Was this 48th festival any good? How did the artistic director Sandra Hebron do in her second year? And was it sensible to choose a film like Vera Drake - bereft of glamour and pizzazz, some said - for the opening night gala, despite its plaudits from Venice?

The LFF is actually a festival of festivals; unlike, say, Cannes and Venice, there is no emphasis on world premieres, competitions and star visitors. The LFF simply takes the best films from all the other festivals, showcases them in London and then sends them off round the regions.

For directors and producers, the festival circuit is like a rock tour; a gruelling series of bad hotels (not in London - the salubrious new Sofitel was the hotel of choice) in search of distribution and funding. Interestingly, it's London that often proves most useful in pure business terms.
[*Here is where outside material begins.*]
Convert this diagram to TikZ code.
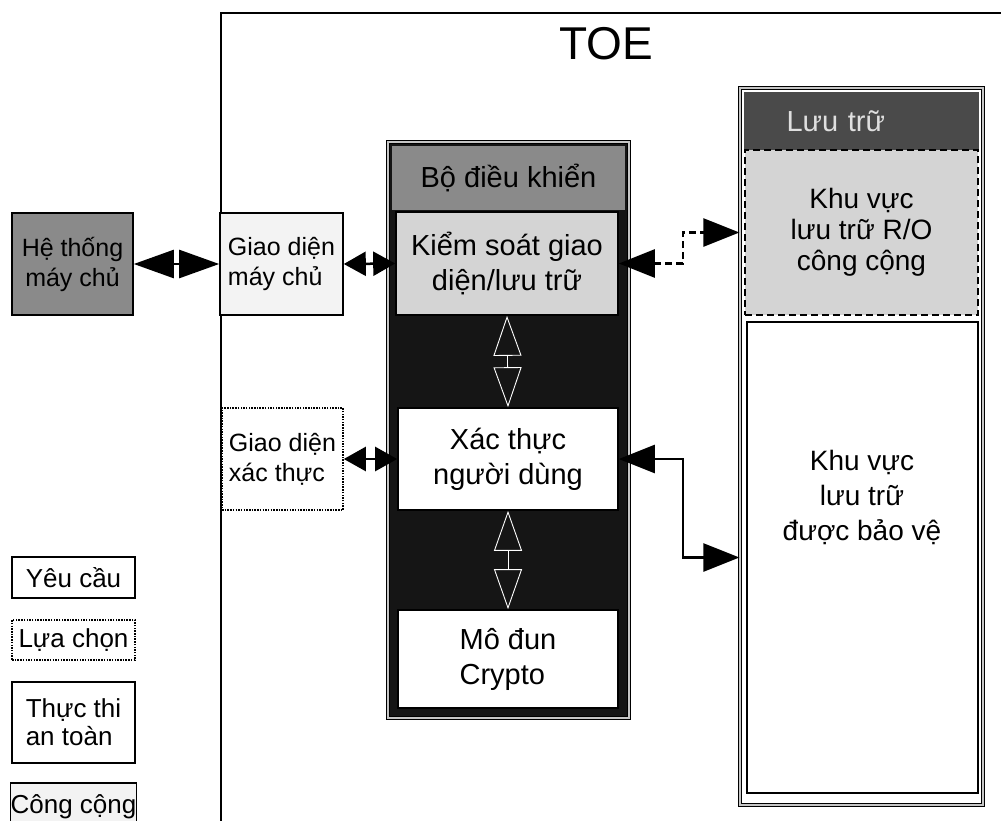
\documentclass[tikz,border=0pt]{standalone}
\usepackage{fontspec}
\setmainfont{Liberation Sans}
\usepackage{xcolor}
\usetikzlibrary{arrows.meta}
\definecolor{KopfGrau}{HTML}{8A8A8A}
\definecolor{KopfDunkel}{HTML}{4A4A4A}
\definecolor{BandSchwarz}{HTML}{151515}
\definecolor{FeldGrau}{HTML}{D4D4D4}
\definecolor{FeldHell}{HTML}{F3F3F3}

\begin{document}
\begin{tikzpicture}[x=1pt, y=-1pt,
  kasten/.style={draw=black, line width=1.6pt, inner sep=0pt, align=center},
  gross/.style={font=\fontsize{29}{35}\selectfont},
  mittel/.style={font=\fontsize{25}{30}\selectfont},
  legende/.style={font=\fontsize{26}{28}\selectfont},
  optional/.style={dash pattern=on 1.5pt off 1.2pt},
  gestrichelt/.style={dash pattern=on 7pt off 4pt},
  doppelt/.style={draw=black, line width=1.2pt, double=gray!45, double distance=2.5pt, inner sep=0pt},
  pfeilgross/.style={line width=2.5pt, {Triangle[length=40pt,width=28pt]}-{Triangle[length=40pt,width=28pt]}},
  pfeil/.style={line width=2.5pt, {Triangle[length=22pt,width=24pt]}-{Triangle[length=22pt,width=24pt]}},
  pfeilhohl/.style={white, line width=0.9pt, {Triangle[open,length=40pt,width=28pt]}-{Triangle[open,length=40pt,width=28pt]}},
  pfeilspeicher/.style={line width=2.5pt, {Triangle[length=36pt,width=28pt]}-{Triangle[length=36pt,width=28pt]}}]

  % Seitenrahmen (1001 x 820 px)
  \useasboundingbox (0,0) rectangle (1001,820);
  \clip (0,0) rectangle (1001,820);
  \fill[white] (0,0) rectangle (1001,820);

  % TOE-Rahmen (rechts und unten offen)
  \node[draw, line width=1.5pt, minimum width=820, minimum height=840, anchor=north west] (toe) at (220,12) {};
  \node[font=\fontsize{46}{46}\selectfont] (toetitel) at (606,44) {TOE};

  % Hostsystem und Schnittstellen
  \node[kasten, gross, fill=KopfGrau, mittel, minimum width=121, minimum height=102] (host) at (72.5,264) {Hệ thống\\máy chủ};
  \node[kasten, mittel, fill=FeldHell, align=left, minimum width=123, minimum height=102] (giaomc) at (281.5,264) {Giao diện\\máy chủ};
  \node[kasten, optional, mittel, fill=white, align=left, minimum width=121, minimum height=102] (giaoxt) at (282.5,459) {Giao diện\\xác thực};

  % Steuerung (Bo dieu khien)
  \node[doppelt, fill=BandSchwarz, minimum width=241, minimum height=576] (ctrl) at (508.5,430) {};
  \node[fill=KopfGrau, gross, inner sep=0pt, minimum width=233, minimum height=64] (ctrlkopf) at (508.5,178) {Bộ điều khiển};
  \node[kasten, gross, fill=FeldGrau, minimum width=222, minimum height=103] (kiem) at (507,263.5) {Kiểm soát giao\\diện/lưu trữ};
  \node[kasten, gross, fill=white, minimum width=220, minimum height=102] (xac) at (508,459) {Xác thực\\người dùng};
  \node[kasten, gross, fill=white, align=left, minimum width=220, minimum height=98] (crypto) at (508,659) {Mô đun\\Crypto};

  % Speicher (Luu tru)
  \node[doppelt, fill=white, minimum width=243, minimum height=717] (speicher) at (861.5,446.5) {};
  \node[fill=KopfDunkel, text=gray!25, gross, inner sep=0pt, text width=150, align=left, minimum width=235, minimum height=58] (speicherkopf) at (861.5,121) {Lưu trữ};
  \node[kasten, gestrichelt, gross, fill=FeldGrau, font=\fontsize{28}{31}\selectfont, minimum width=233, minimum height=165] (ro) at (861.5,232.5) {Khu vực\\lưu trữ R/O\\công cộng};
  \node[kasten, fill=white, font=\fontsize{28}{35}\selectfont, minimum width=231, minimum height=471] (schutz) at (862.5,557.5) {};
  \node[font=\fontsize{28}{35}\selectfont, align=center] (schutztext) at (862,497) {Khu vực\\lưu trữ\\được bảo vệ};

  % Verbindungen
  \draw[pfeilgross] (host.east) -- (giaomc.west);
  \draw[pfeil] (giaomc.east) -- (kiem.west);
  \draw[pfeil] (giaoxt.east) -- (xac.west);
  \draw[pfeilhohl] (kiem.south) -- (xac.north);
  \draw[pfeilhohl] (xac.south) -- (crypto.north);
  \draw[pfeilspeicher, gestrichelt] (kiem.east) -- ++(64,0) |- (speicher.west |- ro.west);
  \draw[pfeilspeicher] (xac.east) -- ++(64,0) |- (speicher.west |- schutz.west);

  % Legende
  \node[kasten, legende, minimum width=123, minimum height=41] (legyc) at (73.5,577.5) {Yêu cầu};
  \node[kasten, optional, legende, minimum width=123, minimum height=40] (leglc) at (73.5,640) {Lựa chọn};
  \node[kasten, legende, align=left, minimum width=123, minimum height=81] (legtt) at (73.5,722.5) {Thực thi\\an toàn};
  \node[kasten, legende, fill=FeldHell, minimum width=123, minimum height=48] (legcc) at (73.5,807) {Công cộng};

\end{tikzpicture}
\end{document}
In Mike Leigh's Vera Drake, Imelda Staunton plays Vera, a working-class woman in 1950s London, a humanitarian who performs backstreet abortions and gets into trouble for it. Her performance deserves an Oscar nomination. All the same, voices were raised against the film. Where's the glamour? Why not open with Finding Neverland and get Johnny Depp, Julie Christie and Kate Winslet on the red carpet?

As it happens, the festival was never offered Finding Neverland and the choice was a characteristic one by the gifted Hebron. Besides, along with My Summer of Love - also in the festival - Vera Drake is one of the best British films of the year.

I like the LFF precisely because it is about bringing "film to the public". Funding has been increased for its national tour, and it retains its old-fashioned educational remit. Its programmers are experts in their fields - The Independent on Sunday's Jonathan Romney on French films, for example, and Tony Rayns, who programmes the Asian section.

One can pick holes. Is a large section on French cinema necessary any more? Better, surely, to have a big section on Korea, China and Japan. And films such as The Incredibles by Pixar/Disney - wonderful though it is - are just Hollywood previews.

The fabulous Isabelle Huppert jetted in, as did Liev Schreiber, and Kevin Bacon gave a masterclass at the National Film Theatre (he was in town to promote his controversial paedophile drama The Woodsman). Other visitors included Jonathan Demme with The Manchu-rian Candidate and Todd Solondz with Palindromes. Wong Kar-wai came with 2046, his follow-up to In the Mood for Love and up there with his best work.

Because the LFF is a festival of festivals, there are far fewer duff films, with the good far outnumbering the bad. There were two queercore highlights in Tarnation and Gregg Araki's Mysterious Skin, easily his best film. Mondovino, a documentary about the US corporate takeover of European winemaking, is very good. In the Realms of the Unreal, another documentary, is about the private world of a recluse and the paintings and stories he wrote, which only came to light after his death. A Latin-American film set in a sock factory, Whisky, was a gem, as was the Japanese comedy The Complete Japanese Showa Songbook. The closing film, I Love Huckabees, brought just the right level of lightness, intellect and amiability to the last night.